5.2.3 The NIMA metric

In addition to the proximity of the generated images to the "Cun method," this paper also focuses on the aesthetic quality of the generated images. Evaluating image technology quality and aesthetic effects have been a long-standing problem in image processing and computer vision [35]. The technical quality assessment measures the image damage at a pixel level, such as noise, blurriness, and artificial compression. In contrast, the aesthetic effect assessment captures the semantic features of emotion and beauty in the image. In general, image quality assessment can be divided into two types [36]: Peak Signal to Noise Ratio(PSNR) with full reference (FR), and standard structure similarity(SSIM) [32] with no-reference (NR) [32]. This paper also focuses on the artistic effect of transformed images, so this technical quality evaluation method is not applicable. Fortunately, NIMA [20] can predict the human evaluation opinions on images from direct perception and attractiveness, which has advantages similar to human subjective scoring, so we choose it as the image quality evaluation metric. NIMA generates a score histogram for any image. The image is scored 1–10 points, and the images of the same subject are compared directly. This design is consistent in form with the histogram generated by a human scoring system, and the evaluation effect is closer to the result of human evaluation.

Figure 7 shows the comparison of NIMA score histograms between our method, CycleGAN method, NiceGAN, MUNIT, and U-GAT-IT [16] on 195 test images. It can be seen from Fig. 7 that our method is superior to the CycleGAN method, the NiceGAN method, the MUNIT method, and the U-GAT-IT method. The average score of the images generated by our method is 4.74 points, the CycleGAN method is 4.05 points, the NiceGAN method is 3.78 points, the MUNIT method is 4.03 points, and the U-GAT-IT method is 3.96 points. From the evaluation metrics of NIMA, the performance of our method improves about 17% on average relative to the performance of the CycleGAN method, about 25% on average relative to the NiceGAN method, about 18% on average relative to the MUNIT method, and about 20% on average relative to the U-GAT-IT method.

Fig. 7

NIMA score histograms of 195 test images. The insets show the average of the NIMA scores or the difference of the NIMA scores

To further analyze the effectiveness of our method, we selected the top five images that outperform the CycleGAN method, NiceGAN method, MUNIT method, and the U-GAT-IT method, as shown from Figs. 8, 9, 10 and 11, respectively.
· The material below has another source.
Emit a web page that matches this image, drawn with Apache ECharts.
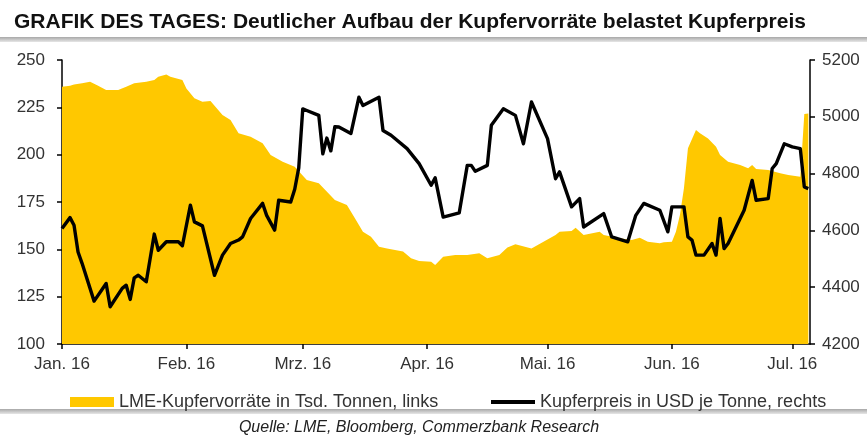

Meanwhile, the worst five images compared with the CycleGAN, NiceGAN, MUNIT, and U-GAT-IT methods are shown from Figs. 12, 13, 14 and 15. We can find that the original photos in Figs. 8, 9, 10 and 11 are relatively rich in content, and their NIMA scores are higher, as shown in Table 6. In contrast, the original photos, shown in Figs. 12, 13, 14 and 15, have relatively monotonous contents, and their NIMA scores are generally lower, as shown in Table 7. These results are consistent with our expectations. Our approach consists of highlighting the boundaries of the rocks and trees in photos. When the image is informative, these boundaries stand out. When the images are monotonous, the boundary information is not rich. Therefore, the method in this paper is mainly applicable to the case of photos with rich details.

Fig. 8

The top five best performing images where our proposed method outperforms the Cycle-GAN method

Fig. 9

The top five best performing images where our proposed method outperforms the NiceGAN method

Fig. 10

The top five best performing images where our proposed method outperforms the MUNIT method

Fig. 11

The top five best performing images where our proposed method outperforms the U-GAT-IT method

Fig. 12

The top five worst performing images of our proposed method compared to the CycleGAN method

Fig. 13

The top five worst performing images of our proposed method compared to the NiceGAN method

Fig. 14

The top five worst performing images of our proposed method compared to the MUNIT method

Fig. 15

The top five worst performing images of our proposed method compared to the U-GAT-IT method

Table 6 Our method is compared with the Cycle-GAN method and U-GAT-IT method, respectively, and the NIMA scores of the top five best-performing images

Table 7 Our method is compared with Cycle-GAN method and U-GAT-IT method respectively, and the NIMA scores of the top five worst performing images

6 Conclusion

This paper proposed the CE-CycleGAN framework to transfer scenery photos to a realistic landscape painting style with the "Cun Model." An edge detection operator is introduced for the distinctive features of the edges of landscape paintings. A gradient-guided path is designed after obtaining the gradient of the image, which enhances the edge transformation from the photograph to the painting. The KID metric and ISSIM metric produce somewhat similar results to the "Cun method". For our experiments, the ISSIM proposed in this paper is a more powerful metric than FID and KID, which intuitively give the similarity between the generated set and the real set. The simulation results also showed that the subjective evaluation effect of this method is satisfactory, and it is superior to the other four methods under the NIMA metric. The results of our work show that introducing the NIMA metric and ISSIM metric into the loss function would be a feasible improvement direction.

Although the CE-CycleGAN method in this paper has made progress in edge prominence, the generated result is still awaiting further optimization in the future compared with the realistic paintings method used by the artist. Chinese landscape painting focuses on realism, unlike Western painting, so the presence of the sky or clouds turning into mountains in the generated images is irrelevant. However, it is essential to note that Chinese landscape painting focuses on white space, which is not reflected in the generated images and could be improved by adding selective attention mechanisms in the future. The use of the Soble operator to highlight contours in this paper does bring the generated image closer to the "Cun method". We infer that the effectiveness comes from the fact that the "Cun method" itself has significant contours. Therefore, the CE-CycleGAN method in this paper will also be effective for large samples and large sizes. It also reveals that a better way to simulate the "Cun method" is to enhance the contours by different methods, for example, introducing other edge extraction and contour extraction operators, as well as further adjustment of the line thickness and trend of the extracted contours to be closer to the texture strokes of "Cun method", or even using different contour enhancement effects to simulate different "Cun method" effects.